When the UK Gambling Commission (UKGC) announced a pilot scheme to test new research methodologies, it underlined that exploring how data is collected on the participation and engagement of UK adults with gambling products and services is a foremost priority in its progress.
Spearheading the project is Ben Haden, the Commission’s Director of Research and Statistics, and he detailed his reflections on the pilot’s first-stage developments, which will be critical in establishing how data and statistics are gathered for UK gambling.
He underlined that the pilot marks a ‘significant moment’, moving the Commission from thinking ‘what we should do?’ – to taking positive steps to make change.
“We are looking to modernise the questionnaire, increase frequency and flexibility so we can understand and respond to changes better and faster,” Haden remarked on the pilot’s mandate.

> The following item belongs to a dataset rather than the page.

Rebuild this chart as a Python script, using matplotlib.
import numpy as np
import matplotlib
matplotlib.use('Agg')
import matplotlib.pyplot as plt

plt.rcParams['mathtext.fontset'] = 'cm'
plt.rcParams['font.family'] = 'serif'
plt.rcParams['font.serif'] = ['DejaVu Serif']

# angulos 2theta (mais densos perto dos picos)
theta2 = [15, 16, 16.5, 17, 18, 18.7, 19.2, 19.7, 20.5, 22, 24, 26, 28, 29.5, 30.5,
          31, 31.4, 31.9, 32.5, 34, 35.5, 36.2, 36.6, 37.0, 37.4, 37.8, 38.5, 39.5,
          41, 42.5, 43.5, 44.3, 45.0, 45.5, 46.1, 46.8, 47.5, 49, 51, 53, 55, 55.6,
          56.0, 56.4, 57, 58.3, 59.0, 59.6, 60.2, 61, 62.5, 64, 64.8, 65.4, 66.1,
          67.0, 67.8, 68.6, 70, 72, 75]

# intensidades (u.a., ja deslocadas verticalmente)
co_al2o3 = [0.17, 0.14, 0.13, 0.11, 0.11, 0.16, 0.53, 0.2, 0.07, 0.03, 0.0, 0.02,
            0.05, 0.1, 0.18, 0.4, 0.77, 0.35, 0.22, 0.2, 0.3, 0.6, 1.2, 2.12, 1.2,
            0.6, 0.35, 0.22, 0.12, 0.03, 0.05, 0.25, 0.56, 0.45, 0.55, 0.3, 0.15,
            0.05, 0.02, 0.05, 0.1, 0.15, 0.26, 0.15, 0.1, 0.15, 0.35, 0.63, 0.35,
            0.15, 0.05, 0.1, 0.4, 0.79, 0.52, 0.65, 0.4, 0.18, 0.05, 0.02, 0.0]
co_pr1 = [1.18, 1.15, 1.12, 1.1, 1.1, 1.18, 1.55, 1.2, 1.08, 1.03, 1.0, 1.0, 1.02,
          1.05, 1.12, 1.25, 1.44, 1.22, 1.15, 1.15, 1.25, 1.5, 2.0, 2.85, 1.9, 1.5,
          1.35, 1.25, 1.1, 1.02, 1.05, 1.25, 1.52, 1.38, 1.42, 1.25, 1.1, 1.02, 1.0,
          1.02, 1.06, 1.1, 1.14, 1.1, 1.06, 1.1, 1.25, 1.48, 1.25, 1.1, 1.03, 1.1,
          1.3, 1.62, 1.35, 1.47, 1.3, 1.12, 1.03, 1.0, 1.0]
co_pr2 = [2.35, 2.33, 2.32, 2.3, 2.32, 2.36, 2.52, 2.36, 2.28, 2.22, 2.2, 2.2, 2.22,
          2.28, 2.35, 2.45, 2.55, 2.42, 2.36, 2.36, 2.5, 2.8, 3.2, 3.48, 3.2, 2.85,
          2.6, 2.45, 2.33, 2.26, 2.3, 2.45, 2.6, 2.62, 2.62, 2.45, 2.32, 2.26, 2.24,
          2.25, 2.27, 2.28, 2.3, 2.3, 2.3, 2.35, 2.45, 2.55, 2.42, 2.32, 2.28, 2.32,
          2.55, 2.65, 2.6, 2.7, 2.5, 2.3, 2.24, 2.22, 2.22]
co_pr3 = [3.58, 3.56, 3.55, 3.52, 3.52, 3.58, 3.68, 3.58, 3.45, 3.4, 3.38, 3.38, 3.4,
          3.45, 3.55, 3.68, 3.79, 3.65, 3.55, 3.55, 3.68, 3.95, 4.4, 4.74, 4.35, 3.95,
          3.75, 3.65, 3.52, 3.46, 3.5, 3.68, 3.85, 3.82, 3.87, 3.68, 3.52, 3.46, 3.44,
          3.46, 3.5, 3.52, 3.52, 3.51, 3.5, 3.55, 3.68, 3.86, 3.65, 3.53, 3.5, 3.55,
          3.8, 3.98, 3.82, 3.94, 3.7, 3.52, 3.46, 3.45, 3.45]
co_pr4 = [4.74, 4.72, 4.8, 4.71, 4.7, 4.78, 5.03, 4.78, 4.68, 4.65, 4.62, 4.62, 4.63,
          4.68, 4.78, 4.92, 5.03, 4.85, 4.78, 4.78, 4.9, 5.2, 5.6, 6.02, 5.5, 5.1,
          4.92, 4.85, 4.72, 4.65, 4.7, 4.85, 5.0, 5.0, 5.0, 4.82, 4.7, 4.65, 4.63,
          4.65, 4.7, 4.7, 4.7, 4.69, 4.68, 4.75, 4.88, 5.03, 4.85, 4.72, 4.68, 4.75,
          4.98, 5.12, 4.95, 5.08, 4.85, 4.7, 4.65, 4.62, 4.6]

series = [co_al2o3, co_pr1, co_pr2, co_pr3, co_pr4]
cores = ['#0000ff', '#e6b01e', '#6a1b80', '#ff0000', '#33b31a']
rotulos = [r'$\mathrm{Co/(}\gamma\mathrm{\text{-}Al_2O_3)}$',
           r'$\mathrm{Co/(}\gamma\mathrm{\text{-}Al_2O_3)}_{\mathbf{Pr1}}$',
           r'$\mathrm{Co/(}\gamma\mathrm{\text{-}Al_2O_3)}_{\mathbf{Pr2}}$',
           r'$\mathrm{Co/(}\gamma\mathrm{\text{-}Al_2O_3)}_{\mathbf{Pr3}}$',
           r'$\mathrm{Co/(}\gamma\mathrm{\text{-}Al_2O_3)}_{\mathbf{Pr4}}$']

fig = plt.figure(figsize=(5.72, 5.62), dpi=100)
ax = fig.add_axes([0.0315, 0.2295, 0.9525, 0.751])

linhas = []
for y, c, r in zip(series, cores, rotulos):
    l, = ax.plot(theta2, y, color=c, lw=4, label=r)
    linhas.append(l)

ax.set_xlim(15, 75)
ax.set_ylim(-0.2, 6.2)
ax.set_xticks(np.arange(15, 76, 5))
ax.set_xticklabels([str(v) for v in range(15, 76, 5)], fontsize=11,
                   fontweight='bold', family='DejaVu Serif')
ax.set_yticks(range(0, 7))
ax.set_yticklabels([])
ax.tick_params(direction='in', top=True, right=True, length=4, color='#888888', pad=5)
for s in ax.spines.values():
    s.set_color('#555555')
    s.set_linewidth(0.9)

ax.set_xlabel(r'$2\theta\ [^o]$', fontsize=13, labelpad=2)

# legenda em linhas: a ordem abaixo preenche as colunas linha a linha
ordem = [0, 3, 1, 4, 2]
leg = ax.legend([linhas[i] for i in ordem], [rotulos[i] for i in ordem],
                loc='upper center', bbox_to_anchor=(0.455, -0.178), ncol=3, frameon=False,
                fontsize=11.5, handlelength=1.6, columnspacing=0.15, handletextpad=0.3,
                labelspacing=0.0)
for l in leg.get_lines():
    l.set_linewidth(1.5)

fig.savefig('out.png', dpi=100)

“It is all about continuing to improve the statistics we rely on to make decisions and demonstrate our impact.”
Phase-1 of the pilot has focused on how new methodologies will impact the results of previous approaches. The assessment and reflection of previous UK gambling research methods are required prior to the start of the pilot’s ‘experimental phase’ in 2022.
Haden has welcomed the oversight of the NatCen Consortium, in helping the Commission develop and expand new research methodologies. The UKGC has previously worked with the NatCen social research unit to evaluate the credit card wagering ban enforced as of April 2020.

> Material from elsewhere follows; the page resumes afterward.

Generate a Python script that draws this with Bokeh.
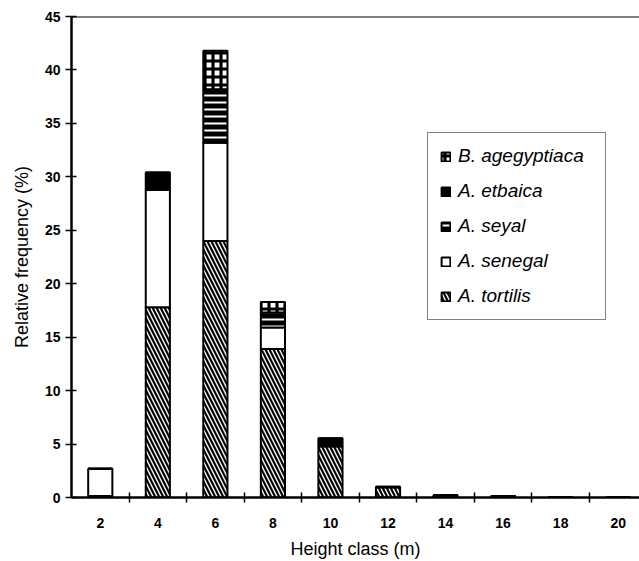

Leading the pilot’s development, Haden acknowledged that “we won’t have all the good ideas, the right experience or the varied perspectives that will help us with the tricky challenges and the difficult trade-offs that we have ahead to get to an accessible, expansive questionnaire (that isn’t too long)”.
The Commission’s research unit will therefore continue to engage widely with stakeholders. A series of workshops was launched to gather critical feedback from academics, policy partners, industry representatives and those with lived experience of gambling harms.
Workshop feedback reflected a common concern of the balancing act required to settle information gathered by questionnaire – “seeing where it could help answer some questions and where we need to recognise that it would be better to get information from different sources”.
Furthermore, the UKGC’s research unit has gathered helpful perspectives by questions raised on product complexities and player’s personal preferences “such as in-play; how we capture respondent feelings about their play – positive and negative; and how we ensure the questions are as relevant for everyone”.
Haden concluded his notice, by reminding all relevant stakeholders to participate in the NatCen measuring gambling prevalence survey, where they will be able submit their individual perspectives – “no one has all the answers but I’m sure you’ll have something that someone else hasn’t thought of”.